Non, le combat n’est pas terminé. Ce n’est pas parce que nous aurons amélioré les choses que la fraude fiscale, par miracle, va disparaître. Nous devons donc continuer à affirmer notre volonté politique. Cette volonté politique, le Gouvernement, avec Pierre Moscovici, la porte au niveau européen. L’échange automatique de données devrait ainsi entrer en application le 1er janvier 2015. Notre gouvernement est en pointe pour mener le combat sur cette question, il faut le souligner.

Vous avez également abordé, monsieur le ministre, un sujet qui nous tient particulièrement à coeur : l’optimisation fiscale. Je sais que vous travaillez en excellente entente avec les députés socialistes de la commission des finances, et plus largement d’ailleurs avec toutes celles et tous ceux qui s’intéressent à cette question à laquelle nous devons apporter des solutions.

Lors des travaux préparatoires, nous avions évoqué certains points qui reviennent dans le débat. Dans la lutte contre l’évasion fiscale aussi, nous pouvons nous inspirer de ce qui se fait dans d’autres pays. Je pense par exemple à la déclaration préalable des schémas d’optimisation fiscale, déclaration faite à l’administration. Je pense aussi à l’évolution de la notion d’abus de droit pour les prix de transfert, ou à d’autres propositions qui sont en discussion. Je tiens en tout cas à saluer la qualité du dialogue que nous avons eu avec vous et avec vos services.

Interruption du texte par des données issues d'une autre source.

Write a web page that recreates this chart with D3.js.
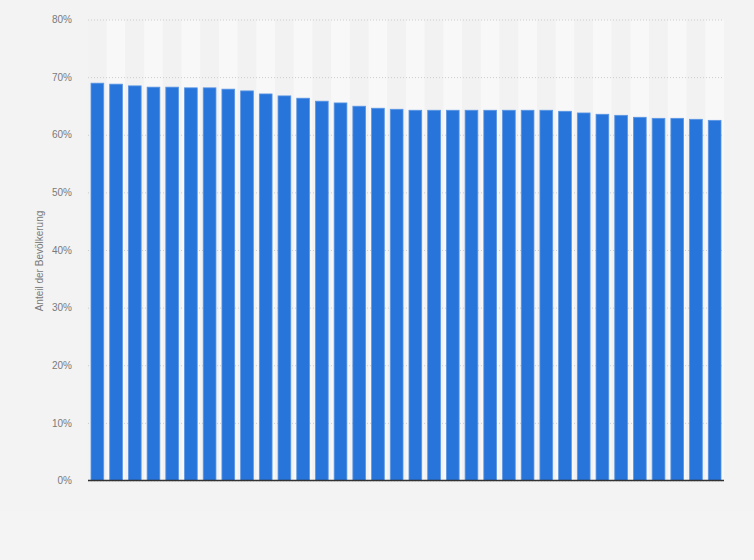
<!DOCTYPE html>
<html>
<head>
<meta charset="utf-8">
<script src="https://cdn.jsdelivr.net/npm/d3@7"></script>
<style>
  html, body { margin: 0; padding: 0; background: #f3f3f3; }
  svg { display: block; font-family: "Liberation Sans", Arial, sans-serif; }
</style>
</head>
<body>
<div id="chart"></div>
<script>
// categories (not labelled on the chart)
var categories = ["1", "2", "3", "4", "5", "6", "7", "8", "9", "10", "11", "12",
    "13", "14", "15", "16", "17", "18", "19", "20", "21", "22", "23", "24",
    "25", "26", "27", "28", "29", "30", "31", "32", "33", "34"];

// share of the population, percent
var shares = [68.95, 68.78, 68.48, 68.26, 68.26, 68.14, 68.14, 67.91, 67.61, 67.08,
    66.74, 66.34, 65.82, 65.52, 64.95, 64.6, 64.42, 64.25, 64.25, 64.25,
    64.25, 64.25, 64.25, 64.25, 64.25, 64.07, 63.78, 63.55, 63.37, 63.03,
    62.85, 62.85, 62.68, 62.5];

var yTicks = [0, 10, 20, 30, 40, 50, 60, 70, 80];
var yTitle = "Anteil der Bevölkerung";

var width = 754, height = 560;
var margin = { top: 19.5, right: 30, bottom: 79.5, left: 88 };

var svg = d3.select("#chart").append("svg")
    .attr("width", width)
    .attr("height", height);

// slightly lighter lower strip
svg.append("rect")
    .attr("x", 0).attr("y", 511)
    .attr("width", width).attr("height", height - 511)
    .attr("fill", "#f4f4f4");

var g = svg.append("g")
    .attr("transform", "translate(" + margin.left + "," + margin.top + ")");

var innerW = width - margin.left - margin.right;
var innerH = height - margin.top - margin.bottom;

var xScale = d3.scaleBand()
    .domain(categories)
    .range([0, innerW])
    .paddingInner(0.32)
    .paddingOuter(0.16);

var yScale = d3.scaleLinear()
    .domain([0, 80])
    .range([innerH, 0]);

var step = xScale.step();

// alternating column bands
g.selectAll(".band")
    .data(categories)
    .enter()
    .append("rect")
    .attr("class", "band")
    .attr("x", function(d) { return xScale(d) - step * 0.16; })
    .attr("y", 0)
    .attr("width", step)
    .attr("height", innerH)
    .attr("fill", function(d, i) { return i % 2 ? "#f8f8f8" : "#f2f2f2"; });

// grid lines + tick labels
var yAxis = g.append("g")
    .call(d3.axisLeft(yScale)
        .tickValues(yTicks)
        .tickSize(-innerW)
        .tickFormat(function(d) { return d + "%"; }));

yAxis.select(".domain").remove();
yAxis.selectAll(".tick line")
    .attr("stroke", "#cccccc")
    .attr("stroke-dasharray", "1,2");
yAxis.selectAll(".tick text")
    .attr("x", -16)
    .attr("fill", "#7a7a7a")
    .style("font-size", "10px");

// bars
g.selectAll(".bar")
    .data(shares)
    .enter()
    .append("rect")
    .attr("class", "bar")
    .attr("x", function(d, i) { return xScale(categories[i]); })
    .attr("y", function(d) { return yScale(d); })
    .attr("width", xScale.bandwidth())
    .attr("height", function(d) { return innerH - yScale(d); })
    .attr("fill", "#2775db")
    .attr("stroke", "#5b96e4")
    .attr("stroke-width", 0.8);

// base line
g.append("line")
    .attr("x1", 0).attr("x2", innerW)
    .attr("y1", innerH).attr("y2", innerH)
    .attr("stroke", "#333")
    .attr("stroke-width", 1.5);

// axis title
svg.append("text")
    .attr("transform", "translate(43," + (margin.top + innerH / 2 + 11) + ") rotate(-90)")
    .attr("text-anchor", "middle")
    .attr("fill", "#7a7a7a")
    .style("font-size", "10px")
    .text(yTitle);
</script>
</body>
</html>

Dernier point, qui me tient particulièrement à coeur : j’ai déjà attiré votre attention lors du débat sur le projet de loi de finances sur l’escroquerie à la TVA, qui n’est pas exactement de la fraude fiscale et qui coûte au budget de la nation un minimum de 10 milliards d’euros. Là aussi, une collaboration entre le ministère de la justice, celui des finances et celui de l’intérieur amélioreront les choses. D’autres pays se sont inscrits dans cette démarche et je souhaite que nous ayons une réflexion dans les semaines qui viennent sur la manière de lutter avec efficacité contre ce fléau.

Les députés, dans leur immense majorité, ont donc souhaité rétablir le texte qui avait été voté le 17 septembre dernier et je vous invite, mes chers collègues, à aller dans ce sens.